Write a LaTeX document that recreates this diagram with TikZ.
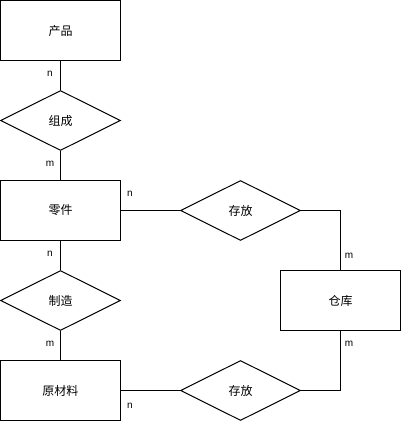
\documentclass[tikz,border=0pt]{standalone}
\usepackage{fontspec}
\setmainfont{Liberation Sans}
\newfontfamily\cjk{Noto Sans CJK SC}
\usetikzlibrary{shapes.geometric,positioning}

\begin{document}
\begin{tikzpicture}[
  x=0.75pt,y=-0.75pt,
  line width=0.75pt,
  font=\cjk\fontsize{9}{11}\selectfont,
  ent/.style={draw, rectangle, minimum width=90pt, minimum height=45pt, inner sep=0pt},
  rel/.style={draw, diamond, aspect=2, minimum width=90pt, minimum height=45pt, inner sep=0pt},
  card/.style={font=\fontsize{7.5}{9}\selectfont, inner sep=0pt},
  link/.style={line width=0.75pt},
]
\useasboundingbox (0,0) rectangle (401,422);

%% ---------- entities ----------
\node[ent] (prod) at (60.5,30.5)  {产品};
\node[ent] (part) at (60.5,210.5) {零件};
\node[ent] (raw)  at (60.5,390.5) {原材料};
\node[ent] (ware) at (340.5,300.5) {仓库};

%% ---------- relations ----------
\node[rel] (consist) at (60.5,120.5)  {组成};
\node[rel] (make)    at (60.5,300.5)  {制造};
\node[rel] (storeA)  at (240.5,210.5) {存放};
\node[rel] (storeB)  at (240.5,390.5) {存放};

%% ---------- links ----------
\draw[link] (prod.south) -- (consist.north);
\draw[link] (consist.south) -- (part.north);
\draw[link] (part.south) -- (make.north);
\draw[link] (make.south) -- (raw.north);
\draw[link] (part.east) -- (storeA.west);
\draw[link] (storeA.east) -| (ware.north);
\draw[link] (raw.east) -- (storeB.west);
\draw[link] (storeB.east) -| (ware.south);

%% ---------- cardinalities ----------
\node[card] (c1) at (50,74)   {n};
\node[card] (c2) at (50,164)  {m};
\node[card] (c3) at (130,194) {n};
\node[card] (c4) at (349,256) {m};
\node[card] (c5) at (50,254)  {n};
\node[card] (c6) at (50,344)  {m};
\node[card] (c7) at (349,344) {m};
\node[card] (c8) at (130,406) {n};
\end{tikzpicture}
\end{document}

* * * * * * * * *

Task goal:
Begin at the first line of the material and copy each line exactly through the one containing "(ware) at (340.5,300.5)". Omit pictures.

Exercise output:
Write a LaTeX document that recreates this diagram with TikZ.
\documentclass[tikz,border=0pt]{standalone}
\usepackage{fontspec}
\setmainfont{Liberation Sans}
\newfontfamily\cjk{Noto Sans CJK SC}
\usetikzlibrary{shapes.geometric,positioning}

\begin{document}
\begin{tikzpicture}[
  x=0.75pt,y=-0.75pt,
  line width=0.75pt,
  font=\cjk\fontsize{9}{11}\selectfont,
  ent/.style={draw, rectangle, minimum width=90pt, minimum height=45pt, inner sep=0pt},
  rel/.style={draw, diamond, aspect=2, minimum width=90pt, minimum height=45pt, inner sep=0pt},
  card/.style={font=\fontsize{7.5}{9}\selectfont, inner sep=0pt},
  link/.style={line width=0.75pt},
]
\useasboundingbox (0,0) rectangle (401,422);

%% ---------- entities ----------
\node[ent] (prod) at (60.5,30.5)  {产品};
\node[ent] (part) at (60.5,210.5) {零件};
\node[ent] (raw)  at (60.5,390.5) {原材料};
\node[ent] (ware) at (340.5,300.5) {仓库};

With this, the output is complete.